Letters to Young Will

by Peter Saint-Andre

2005-03-13

I've been enjoying the occasional series of letters that Will Wilkinson has been writing to his former self on what's wrong (and right) with the ideas of Ayn Rand. The first letter was on free will and determinism, the second letter on human sociality, and the third letter on ethics. If you never went through an Ayn Rand phase, the letters may not speak to you, but as a recovered Randian myself I find them fascinating (and I sure could have benefited from them when I was oh, about, 18 years old).

Will makes several key observations:

There are many important implications of these insights. One is that there is a lot of work to be done in fully understanding human nature. Hint: it's not all pretty (we humans are a crafty bunch!), and Randian claims such as "there are no conflicts of interest among rational men" are true only on an extraordinarily desiccated vision of what it means to be a rational human being. If old Aristotle were alive today you can be sure he'd be integrating the insights of anthropology and evolutionary psychology as fast as they were coming in. Those who would move forward with a philosophy for living on earth need to drop the ideology and get scientific in a humanistic way (Jacob Bronowski provided a good example of such an approach, I think, but science has come a long way since the 1960s, when Bronowski did most of his writing).

Another implication is that history matters. For a history major, Rand was often depressingly a-historical. The current context of human experience involves a great deal of hard-won knowledge that is embedded in institutions, laws, practices, organizations, technologies, habits of mind, and the like. Granted, also embedded in these phenomena are misconceptions, irrationalities, and outright falsehoods. Is the modern welfare-warfare state far from the ideal form of government? Are modern mega-corporations partially inimical to human flourishing? Well, yeah. Sorry, reality is messy and perfection is not an option. So we try to do the best with what we've got -- which is a lot. Modern gadgetry fulfills Clarke's third law of technology by bordering on magic, modern science has begun to reveal the secrets of biological nature, modern economics shows more and more the connection between prosperity and freedom, and so on.

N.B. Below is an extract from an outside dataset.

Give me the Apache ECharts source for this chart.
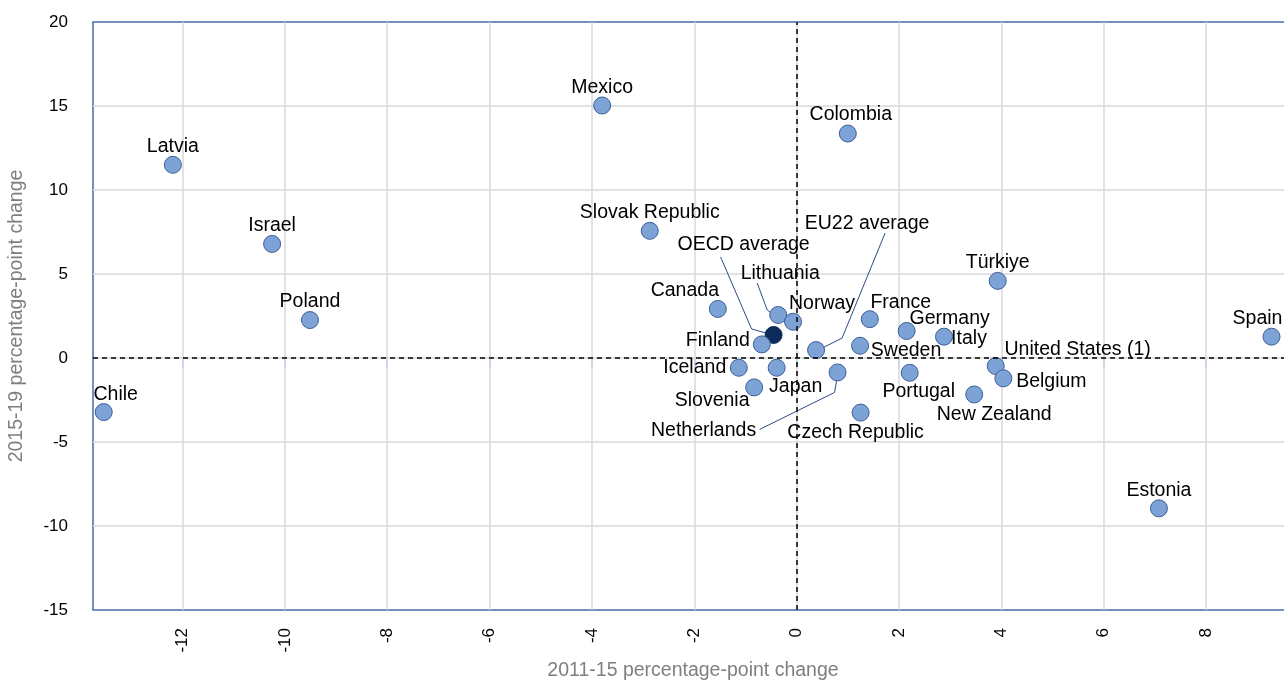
<!DOCTYPE html>
<html>
<head>
<meta charset="utf-8">
<script src="https://cdn.jsdelivr.net/npm/echarts@6/dist/echarts.min.js"></script>
<style>
  html, body { margin: 0; padding: 0; background: #fff; }
  #chart { width: 1284px; height: 681px; }
</style>
</head>
<body>
<div id="chart"></div>
<script>
// 国家名称
var countries = ['Chile', 'Latvia', 'Israel', 'Poland', 'Mexico', 'Colombia', 'Slovak Republic', 'Canada',
    'Lithuania', 'Norway', 'OECD average', 'Finland', 'EU22 average', 'France', 'Sweden', 'Germany', 'Italy',
    'Türkiye', 'United States (1)', 'Belgium', 'New Zealand', 'Portugal', 'Czech Republic', 'Netherlands',
    'Japan', 'Iceland', 'Slovenia', 'Spain', 'Estonia'];
// 2011-15 变化 (x)
var change1115 = [-13.54, -12.19, -10.25, -9.51, -3.80, 1.00, -2.87, -1.54,
    -0.36, -0.07, -0.45, -0.68, 0.38, 1.43, 1.24, 2.15, 2.88,
    3.93, 3.89, 4.04, 3.47, 2.21, 1.25, 0.80,
    -0.39, -1.13, -0.83, 9.28, 7.08];
// 2015-19 变化 (y)
var change1519 = [-3.22, 11.50, 6.79, 2.26, 15.03, 13.36, 7.57, 2.92,
    2.56, 2.16, 1.37, 0.81, 0.47, 2.31, 0.73, 1.61, 1.27,
    4.59, -0.48, -1.21, -2.17, -0.88, -3.25, -0.86,
    -0.58, -0.58, -1.75, 1.27, -8.95];

// 标签相对点的偏移(像素)
var labelOffsets = {
    'Chile': [12, -17], 'Canada': [-33, -18], 'Lithuania': [2, -41], 'OECD average': [-30, -90],
    'Norway': [29, -18], 'Finland': [-44, -4], 'EU22 average': [51, -126], 'France': [31, -17],
    'Germany': [43, -12], 'Italy': [25, 2], 'Sweden': [46, 5], 'United States (1)': [82, -16],
    'Belgium': [48, 3], 'New Zealand': [20, 20], 'Portugal': [9, 19], 'Czech Republic': [-5, 20],
    'Netherlands': [-134, 58], 'Japan': [19, 19], 'Iceland': [-44, 0], 'Slovenia': [-42, 13],
    'Spain': [-14, -18], 'Colombia': [3, -19]
};
// 引导线折点(相对点中心的像素偏移)
var leaderBends = {
    'OECD average': [[-53, -78], [-22, -6], [-8, -2]],
    'Lithuania': [[-21, -32], [-11, -5], [-7, -2]],
    'EU22 average': [[69, -117], [26, -12], [8, -3]],
    'Netherlands': [[-78, 57], [-3, 20], [-1, 8]]
};

var FONT = "'Liberation Sans', Arial, sans-serif";

var points = countries.map(function (name, i) {
    var item = { name: name, value: [change1115[i], change1519[i]] };
    if (name === 'OECD average') {
        item.itemStyle = { color: '#0c2b5b', borderColor: '#0c2b5b' };
    }
    return item;
});

//引导线数据: [x, y, 国家序号]
var leaderData = [];
countries.forEach(function (name, i) {
    if (leaderBends[name]) {
        leaderData.push([change1115[i], change1519[i], i]);
    }
});

var myChart = echarts.init(document.getElementById('chart'));
myChart.setOption({
    animation: false,
    backgroundColor: '#fff',
    grid: {
        left: 93, top: 22, width: 1200, height: 588,
        outerBoundsMode: 'none', containLabel: false,
        show: true, borderColor: '#4a6ca6', borderWidth: 1.5
    },
    xAxis: {
        type: 'value', min: -13.75, max: 9.7, splitNumber: 12, minInterval: 2, maxInterval: 2,
        name: '2011-15 percentage-point change', nameLocation: 'middle', nameGap: 48,
        nameTextStyle: { color: '#7f7f7f', fontSize: 19.5, fontFamily: FONT },
        axisLine: { show: false },
        axisTick: { show: true, length: 10, lineStyle: { color: '#c5d3ea', width: 1.5 } },
        axisLabel: { rotate: 90, margin: 18, color: '#000', fontSize: 17, fontFamily: FONT,
            showMinLabel: false, showMaxLabel: false },
        splitLine: { showMinLine: false, showMaxLine: false, lineStyle: { color: '#d9d9d9', width: 1.5 } }
    },
    yAxis: {
        type: 'value', min: -15, max: 20, interval: 5,
        name: '2015-19 percentage-point change', nameLocation: 'middle', nameGap: 66,
        nameTextStyle: { color: '#7f7f7f', fontSize: 19.5, fontFamily: FONT },
        axisLine: { show: false },
        axisTick: { show: false },
        axisLabel: { margin: 25, color: '#000', fontSize: 17, fontFamily: FONT },
        splitLine: { showMinLine: false, showMaxLine: false, lineStyle: { color: '#d9d9d9', width: 1.5 } }
    },
    series: [
        {
            // 零值虚线
            type: 'scatter', data: [], z: 1, silent: true,
            markLine: {
                silent: true, symbol: 'none', label: { show: false },
                lineStyle: { color: '#000', type: [5, 4], width: 1.5 },
                data: [{ xAxis: 0 }, { yAxis: 0 }]
            }
        },
        {
            // 标签引导线
            type: 'custom', z: 2, silent: true,
            data: leaderData,
            encode: { x: 0, y: 1 },
            renderItem: function (params, api) {
                var c = api.coord([api.value(0), api.value(1)]);
                var bends = leaderBends[countries[api.value(2)]];
                return {
                    type: 'polyline',
                    shape: { points: bends.map(function (p) { return [c[0] + p[0], c[1] + p[1]]; }) },
                    style: { stroke: '#2c4c82', lineWidth: 1, fill: null }
                };
            }
        },
        {
            type: 'scatter', z: 3,
            symbol: 'circle', symbolSize: 17,
            data: points,
            itemStyle: { color: '#7ca2d6', borderColor: '#3c5f97', borderWidth: 1, opacity: 1 },
            label: {
                show: true, position: 'inside', formatter: '{b}',
                color: '#000', fontSize: 19.5, fontFamily: FONT
            },
            labelLayout: function (params) {
                var off = labelOffsets[countries[params.dataIndex]] || [0, -18];
                return { dx: off[0], dy: off[1] };
            }
        }
    ]
});
</script>
</body>
</html>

The great challenge as I see it is to integrate all of the theoretical and practical knowledge that we as a species have been gaining, and gaining in a greatly accelerated fashion. Rand's followers exist in an ideological vacuum, even a kind of scientific deprivation experiment. They prattle on about metaphysics, epistemology, ethics, politics, and aesthetics as if philosophy were some lordly queen of the sciences who needs only to legislate and never to listen. All the while, the sciences and practical arts have made incredible progress over the last 500 years, especially over the last 100 years, and amazingly so even in the last generation. In many ways, the world is practically a different place than it was when Rand effectively stopped writing 30 years ago. There is much to learn about the nature of the world from physics, chemistry, and biology. There is much to learn about epistemology (e.g., the processes of conceptualization) from cognitive psychology and the practical methods of sciences such as biological taxonomy. Ethics needs to be informed by anthropology, evolutionary psychology, biology, sociology, history, and related sciences. Politics is not a standalone discipline in which one can opine once and for all regarding the nature of societal interaction and the necessity for government, but instead must be pursued (I think) in an almost experimental manner, informed by history, economics, law, psychology, and business. Even in the traditionally autonomous realm of art we have come to see that art does not exist for art's sake but for the sake of human beings and in particular human groups: the work of Ellen Dissanayake has revealed deep connections between art and biology, psychology, ethology, and technology (what are the tools of the arts but technological artifacts such as the painter's paints and brushes, the sculptor's hammers, the musician's instruments?).

In a series of books written from the middle 1980s to early 1990s, Hao Wang adumbrated a vision of philosophy as what he called "phenomenography" -- a discipline that would map out what we have learned about material reality as well as our human selves and our social interactions. Wang held that rather than endlessly arguing about how we know, it would be much more productive to gain a clear picture of what we know. He focused mainly on the sciences, but I would extend his insights also to technology in the broadest sense: the practical techniques, tools, institutions, organizational forms, and instruments by which humans have gained such incredible power over nature.

Of course, such an effort ceased to be the job of one person around the time of Leibniz or perhaps Kant. Today we'd use databases, wikis, semantic web technologies, and the like to connect the dots, abstract from particular scientific results, and map out the achievements of both human knowledge and practical pursuits. A huge undertaking, to be sure. But a lot more important than the petty argumentation and analysis that have passed for philosophy over the last hundred years.